Reward strategy: The purpose in developing reward strategy lies in maintaining a high degree of motivation among the employees in CQC. The appreciation and recognition of the employees on achievement of the expected outcomes has tremendous positive impact on the CQC employees.

Employee relation strategy: The nature of the operative function of CQC requires it to have a well managed inter relationship among employees across many departments. CQC organises frequent meetings and workshop programs among the employees from different departments to generate high level of collaboration and cooperation among the employees.
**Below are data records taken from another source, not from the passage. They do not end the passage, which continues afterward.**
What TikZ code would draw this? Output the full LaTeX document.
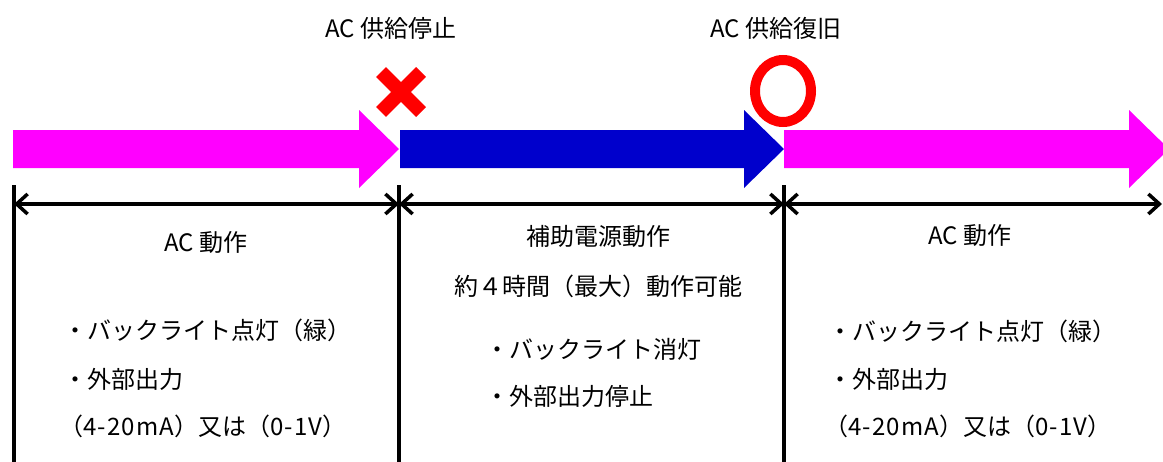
\documentclass[tikz,border=0pt]{standalone}
\usepackage{fontspec}
\setmainfont{Noto Sans CJK JP}
\newfontfamily\wideLatin[LetterSpace=5]{Noto Sans CJK JP}
\usetikzlibrary{arrows.meta}
\definecolor{acColor}{HTML}{FF00FF}
\definecolor{batColor}{HTML}{0000CC}
\definecolor{markColor}{HTML}{FF0000}

\begin{document}
\begin{tikzpicture}[x=1pt, y=-1pt,
    txt/.style={font=\fontsize{24}{24}\selectfont, inner sep=0pt, text height=20pt, text depth=3pt},
    item/.style={txt, anchor=west},
    dimline/.style={line width=3.5pt, {Straight Barb[length=11pt,width=20pt]}-{Straight Barb[length=11pt,width=20pt]}},
    tick/.style={line width=4pt}]
    \useasboundingbox (0,0) rectangle (1163,461);
    % big arrows
    \foreach \xa/\xb/\col in {13/399/acColor, 400/784/batColor, 784/1169/acColor}
        \fill[\col] (\xa,130) -- (\xb-40,130) -- (\xb-40,110) -- (\xb,149)
            -- (\xb-40,188) -- (\xb-40,168) -- (\xa,168) -- cycle;
    % marks
    \draw[markColor, line width=14pt] (381,72) -- (421,112) (381,112) -- (421,72);
    \draw[markColor, line width=10pt] (783,91) ellipse [x radius=28, y radius=31];
    % ticks and dimension lines
    \coordinate (t0) at (14,204);
    \coordinate (t1) at (399,204);
    \coordinate (t2) at (784,204);
    \coordinate (t3) at (1162,204);
    \foreach \p in {t0,t1,t2}
        \draw[tick] (\p) ++(0,-19) -- ++(0,280);
    \draw[dimline] (t0) -- (t1);
    \draw[dimline] (t1) -- (t2);
    \draw[dimline] (t2) -- (t3);
    % titles
    \node[txt] (stop) at (391,29) {AC 供給停止};
    \node[txt] (restore) at (776,29) {AC 供給復旧};
    % left
    \node[txt] (acLeft) at (206,243) {AC 動作};
    \node[item] (lightLeft) at (63,331) {・バックライト点灯（緑）};
    \node[item] (outLeft) at (63,380) {・外部出力};
    \node[item] (rangeLeft) at (59,427) {（{\wideLatin 4-20mA}）又は（{\wideLatin 0-1V}）};
    % middle
    \node[txt] (aux) at (598,237) {補助電源動作};
    \node[txt] (hours) at (598,287) {約４時間（最大）動作可能};
    \node[item] (lightOff) at (485,350) {・バックライト消灯};
    \node[item] (outStop) at (485,397) {・外部出力停止};
    % right
    \node[txt] (acRight) at (970,236) {AC 動作};
    \node[item] (lightRight) at (828,332) {・バックライト点灯（緑）};
    \node[item] (outRight) at (828,380) {・外部出力};
    \node[item] (rangeRight) at (824,427) {（{\wideLatin 4-20mA}）又は（{\wideLatin 0-1V}）};
\end{tikzpicture}
\end{document}
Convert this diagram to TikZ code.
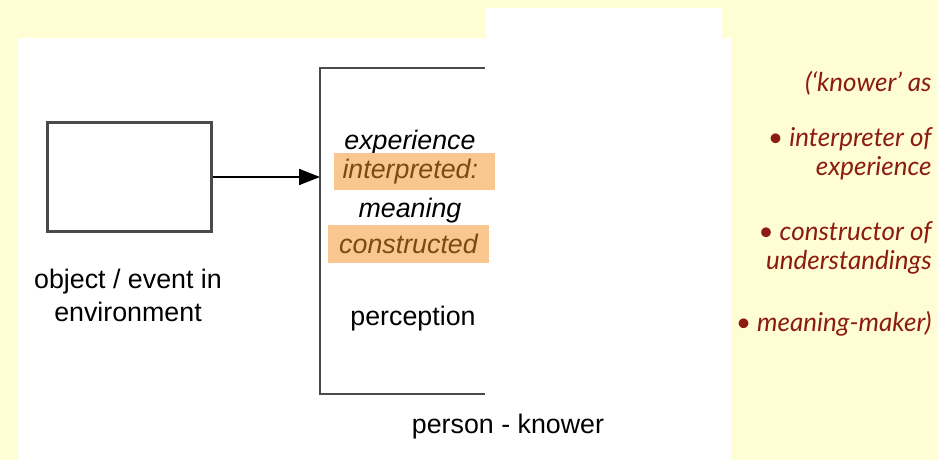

The feedback system in CQC enables the employees for raising their voices in different aspects of their job roles.

Task 3.2 Assessment of HR strategies and their application in organisation

As discussed earlier, there are different types of HR strategies which are developed according to the prevalent situations and areas that need to be addressed. It is not necessary that there is one most effective strategy that can be applied in all organisations or is applicable all the time in the same organisation. The development of the strategies vary according to the necessity of the current situation that the business strategy directs. Another aspect of HR strategy application can be in terms of Hierarchy of strategy where the HR strategies can be categorised as corporate , business and functional level of strategy (Bratton and Gold, 2007).

The success of the HR strategy can be measured through the degree of achievement of the expected outcome. However, Bratton and Gold (2007) argues that here is no clear focus on test of HR strategies and performance link; the different models and strategies tends to assume the alignment between HR strategy and business strategy that will improve organisational competiveness and performance.

As discussed by Golden and Ramanujam (1985), there needs to be alignment between HR strategy with that of business or organisational strategy. As the vision and culture of organisation directs the business strategy. the HR strategy should be compliant with the HR vision and HR goal.

The HR strategy in CQC is primarily focused on the development of employees in the field of job efficiency and knowledge on the regularly updates of governmental policies of the health care service and its regulation. This can be assumed that CQC by adopting specific HR strategy, it focuses on people oriented activities. However, CQC being a government funded organisation, it does have the strategic approach in building rigid work norms and ethics, which at times, seems to create problem in managing day to day problems of the employees like delayed submission of inspection reports, lack of regular inspections of the service providers etc.